2. Another battle-related moment of epic is delivered by Búi, one of the Jómsvikings, who loses both his hands in the last battle of the company. Instead of being fazed by this at all, he puts the arm-stumps through the hoops of a chest of gold, and jumps overboard with it, transforming into a dragon.Yup.
3. And still on the topic of lost appendages - I'm sensing a theme here, you guys - there is some bravery on the opposite side as well: Geirmundr, the commander of a town attacked by the Jómsvikings, jumps out of a building, gets an arm cut off by Vagn, and then manages to run through the woods all the way to the earl's court to warn him of the impending danger. He does it in a calm, collected and professional manner, reporting on numbers first, before the earl asks him if he has any proof. To which Geirmundr responds, "Oh yeah, they cut off my arm, see?" and follows up by providing information on the enemy's best warriors. "One of them got my ring."

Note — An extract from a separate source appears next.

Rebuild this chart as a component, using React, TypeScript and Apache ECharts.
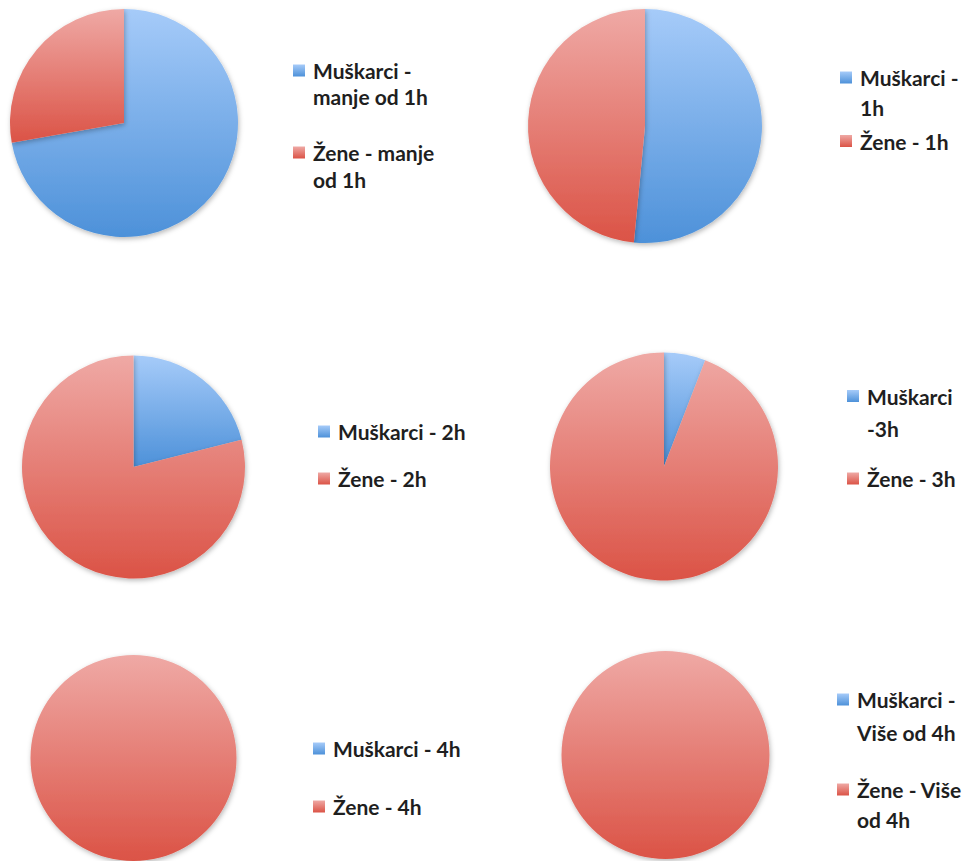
import React, { useEffect, useRef } from "react";
import * as echarts from "echarts";

// ---- data ----
const menLabels = [
  "Muškarci -\nmanje od 1h",
  "Muškarci -\n1h",
  "Muškarci - 2h",
  "Muškarci\n-3h",
  "Muškarci - 4h",
  "Muškarci -\nViše od 4h",
];
const womenLabels = [
  "Žene - manje\nod 1h",
  "Žene - 1h",
  "Žene - 2h",
  "Žene - 3h",
  "Žene - 4h",
  "Žene - Više\nod 4h",
];
const menValues = [13, 17, 4, 1, 0, 0];
const womenValues = [5, 16, 15, 16, 12, 9];

// ---- layout (positions / sizes only) ----
const pieLayout = [
  { cx: 124, cy: 123, r: 114 },
  { cx: 645, cy: 126, r: 117 },
  { cx: 133.5, cy: 467, r: 111.5 },
  { cx: 664, cy: 466.5, r: 114 },
  { cx: 133.5, cy: 758, r: 103 },
  { cx: 665.5, cy: 755, r: 104 },
];
// per pie: icon left x, first-line centre y of each item, line heights
const legendLayout = [
  { left: 293, y: [70.5, 152.5], lh: [26, 27] },
  { left: 840, y: [77.5, 141], lh: [30, 29] },
  { left: 318, y: [431.5, 478.5], lh: [26, 26] },
  { left: 847, y: [396, 478.5], lh: [32, 32] },
  { left: 313, y: [748.5, 806.5], lh: [26, 26] },
  { left: 837, y: [699.5, 789.5], lh: [33, 30] },
];

const blueGrad = () =>
  new echarts.graphic.LinearGradient(0, 0, 0, 1, [
    { offset: 0, color: "#A6CBF9" },
    { offset: 1, color: "#4D91D9" },
  ]);
const redGrad = () =>
  new echarts.graphic.LinearGradient(0, 0, 0, 1, [
    { offset: 0, color: "#EFA9A5" },
    { offset: 1, color: "#DB5346" },
  ]);

const lineCount = (s: string) => s.split("\n").length;

export default function App() {
  const ref = useRef<HTMLDivElement>(null);
  useEffect(() => {
    if (!ref.current) return;
    const chart = echarts.init(ref.current, undefined, { renderer: "svg" });

    const series = pieLayout.map((p, i) => ({
      type: "pie",
      center: [p.cx, p.cy],
      radius: p.r,
      startAngle: 90,
      clockwise: true,
      label: { show: false },
      labelLine: { show: false },
      emphasis: { disabled: true },
      silent: true,
      itemStyle: {
        borderWidth: 0,
        shadowBlur: 5,
        shadowOffsetX: 1,
        shadowOffsetY: 2,
        shadowColor: "rgba(0,0,0,0.28)",
      },
      data: [
        { name: menLabels[i], value: menValues[i], itemStyle: { color: blueGrad() } },
        { name: womenLabels[i], value: womenValues[i], itemStyle: { color: redGrad() } },
      ],
    }));

    const legend: any[] = [];
    legendLayout.forEach((l, i) => {
      [menLabels[i], womenLabels[i]].forEach((name, k) => {
        const n = lineCount(name);
        const lh = l.lh[k];
        const total = 2 * n - 1; // leading blank lines keep the icon on the first line
        legend.push({
          orient: "vertical",
          left: l.left,
          top: l.y[k] - (total * lh) / 2,
          padding: 0,
          itemWidth: 12,
          itemHeight: 12,
          icon: "rect",
          selectedMode: false,
          itemStyle: { borderWidth: 0, shadowBlur: 0, shadowOffsetX: 0, shadowOffsetY: 0 },
          formatter: (nm: string) => "\n".repeat(n - 1) + nm,
          textStyle: {
            fontFamily: "Lato",
            fontSize: 21,
            fontWeight: "bold",
            color: "#1f1f1f",
            lineHeight: lh,
            padding: [0, 0, 0, 3],
          },
          data: [name],
        });
      });
    });

    chart.setOption({
      animation: false,
      backgroundColor: "#ffffff",
      legend,
      series,
    });
    return () => chart.dispose();
  }, []);
  return (
    <div
      ref={ref}
      style={{ position: "absolute", left: 0, top: 0, width: 972, height: 861 }}
    />
  );
}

Ain't no party like a Jómsborg party.
The Real Jómsborg
Although contested by some historians and archaeologist, it is generally believed that Jómsborg stood somewhere in the place of modern day Wolin, Poland. Every year the town celebrates this fact with Europe's largest Viking festival, involving historical reenactors from all corners of the continent and beyond. Definitely worth a visit.